Однажды «Будни и праздники» поставили на утро, это был спектакль, на который согнали воспитанников ПТУ с целью приобщения к культуре. Действие идет, а в зале такой шум, что актеры друг друга не слышат.
«Все, больше не могу, — сказал я партнерам, вышел на авансцену, поднял руку и в полный голос произнес: — Дорогие товарищи! — В зале наконец-то стало тихо. — Вы не уважаете театр, но уважайте хотя бы артистов, которые перед вами выкладываются. Продолжаем!»
Раздались бурные аплодисменты, играли потом в тишине. Но меня тут же вызвали на ковер.
— Вы нарушили этику театра и художественную целостность спектакля, — заявил Яншин, — вы не имели права останавливаться.
— Михал Михалыч, вы забыли, как на «Нахлебнике» рабочая молодежь зафинтилила в вас из рогатки? Забыли, сколько времени вам потом пришлось гримировать синяк?
— Но я же продолжил играть.
— Плохо! Надо было прекратить, это Художественный театр, мы здесь не рабы.

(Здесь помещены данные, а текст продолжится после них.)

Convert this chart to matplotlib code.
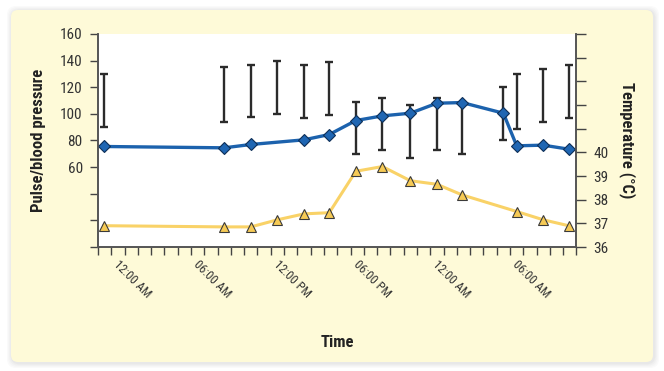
import matplotlib
matplotlib.use('Agg')
import matplotlib.pyplot as plt
from matplotlib import font_manager
from matplotlib.patches import FancyBboxPatch

# pick a condensed font if one is installed
fam = 'DejaVu Sans'
for f in ['Liberation Sans Narrow', 'Roboto Condensed', 'Open Sans Condensed']:
    try:
        font_manager.findfont(f, fallback_to_default=False)
        fam = f
        break
    except Exception:
        pass
plt.rcParams['font.family'] = [fam, 'DejaVu Sans']

#----data----
hours_pulse = [0.45, 9.5, 11.5, 15.5, 17.4, 19.4, 21.4, 23.5, 25.5, 27.4, 30.5, 31.5, 33.5, 35.4]
pulse = [75.5, 74.5, 77, 80.5, 84.5, 95, 98.5, 100.5, 108, 108.5, 100.5, 76, 76.5, 73.5]

hours_bp = [0.45, 9.5, 11.5, 13.5, 15.5, 17.4, 19.4, 21.4, 23.5, 25.5, 27.4, 30.5, 31.5, 33.5, 35.4]
bp_high = [130, 135, 137, 140, 137, 139, 109, 112, 107, 112, 108, 120, 130, 134, 137]
bp_low = [90, 94, 98, 100, 97, 99, 70, 73, 67, 73, 70, 80, 89, 94, 97]

hours_temp = [0.45, 9.5, 11.5, 13.5, 15.5, 17.4, 19.4, 21.4, 23.5, 25.5, 27.4, 31.5, 33.5, 35.4]
temp = [36.9, 36.85, 36.85, 37.15, 37.4, 37.45, 39.2, 39.4, 38.8, 38.65, 38.2, 37.5, 37.15, 36.9]

time_ticks = list(range(0, 37))
time_labels = {1: '12:00 AM', 7: '06:00 AM', 13: '12:00 PM', 19: '06:00 PM', 25: '12:00 AM', 31: '06:00 AM'}
left_ticks = list(range(0, 161, 20))
left_labels = ['', '', '', '60', '80', '100', '120', '140', '160']
right_ticks = list(range(36, 46))
right_labels = ['36', '37', '38', '39', '40', '', '', '', '', '']

#----figure----
fig = plt.figure(figsize=(6.64, 3.71), dpi=100)
fig.patch.set_facecolor('white')

# panel with soft shadow
for i, a in enumerate([0.04, 0.04, 0.05, 0.06]):
    g = 0.05 - i * 0.012
    fig.patches.append(FancyBboxPatch((0.11 - g + 0.01, 0.09 - g - 0.01), 6.42 + 2 * g, 3.52 + 2 * g,
                                      boxstyle='round,pad=0,rounding_size=0.09',
                                      transform=fig.dpi_scale_trans, fc='#888888', ec='none',
                                      alpha=a, zorder=-3))
fig.patches.append(FancyBboxPatch((0.11, 0.09), 6.42, 3.52,
                                  boxstyle='round,pad=0,rounding_size=0.07',
                                  transform=fig.dpi_scale_trans, fc='#fefad8', ec='none', zorder=-2))

ax = fig.add_axes([0.1476, 0.3342, 0.7206, 0.5742])
ax.set_facecolor('white')
ax2 = ax.twinx()

# blood pressure ranges
mid = [(h + l) / 2 for h, l in zip(bp_high, bp_low)]
half = [(h - l) / 2 for h, l in zip(bp_high, bp_low)]
ax.errorbar(hours_bp, mid, yerr=half, fmt='none', ecolor='#2b2b2b', elinewidth=1.7,
            capsize=3, capthick=1.7, zorder=2)
# pulse
ax.plot(hours_pulse, pulse, color='#1c62ad', lw=2.4, marker='D', markersize=6,
        markerfacecolor='#1f66b3', markeredgecolor='#0e2f57', markeredgewidth=0.8, zorder=3)
# temperature
ax2.plot(hours_temp, temp, color='#f9d267', lw=2.2, marker='^', markersize=6.5,
         markerfacecolor='#f6ca55', markeredgecolor='#3a3a3a', markeredgewidth=0.8)

ax.set_xlim(0, 36)
ax.set_ylim(0, 160)
ax2.set_ylim(36, 45)

ax.set_xticks(time_ticks)
ax.set_xticklabels([time_labels.get(t, '') for t in time_ticks], rotation=-45, ha='left',
                   fontsize=9, color='#333333')
ax.set_yticks(left_ticks)
ax.set_yticklabels(left_labels, fontsize=11, color='#333333')
ax2.set_yticks(right_ticks)
ax2.set_yticklabels(right_labels, fontsize=11, color='#333333')

ax.tick_params(axis='x', length=6, width=1, color='#444444', pad=2)
ax.tick_params(axis='y', length=6, width=1, color='#444444', pad=5)
ax2.tick_params(axis='y', length=7, width=1, color='#444444', pad=5)

for a in (ax, ax2):
    a.spines['top'].set_visible(False)
    for s in ('left', 'right', 'bottom'):
        a.spines[s].set_color('#555555')
        a.spines[s].set_linewidth(1.2)

ax.set_ylabel('Pulse/blood pressure', fontsize=12, fontweight='bold', color='#222222')
ax.yaxis.set_label_coords(-0.108, 0.5)
ax2.set_ylabel('Temperature (°C)', fontsize=12, fontweight='bold', color='#222222', rotation=-90)
ax2.yaxis.set_label_coords(1.125, 0.5)
ax.set_xlabel('Time', fontsize=12, fontweight='bold', color='#222222')
ax.xaxis.set_label_coords(0.5, -0.413)

plt.savefig('out.png', dpi=100)
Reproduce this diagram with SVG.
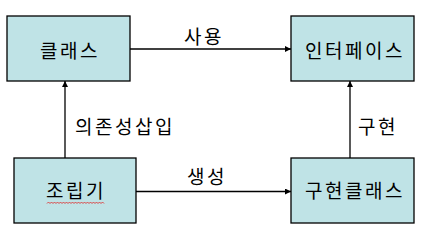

— Что ты, Миша, выступаешь? — вмешался Грибов. — Севка прав, нельзя унижаться перед говнюками.
Вопрос был снят.
Когда читаю или слышу, что МХАТ переживал в шестидесятые глубочайший кризис, всегда возмущаюсь. Мы занимаемся вкусовым делом, кому-то спектакль нравится, кто-то категорически его не принимает. Даже если критики ругали наши постановки, зритель на них ходил в немалом количестве. МХАТ обвиняли в том, что за постановку спектаклей берутся актеры, но ведь и основоположник театра великий Станиславский не имел режиссерского образования. Справлялся ли худсовет со своими обязанностями? Справлялся. Однако и художественный руководитель театру не помешал бы.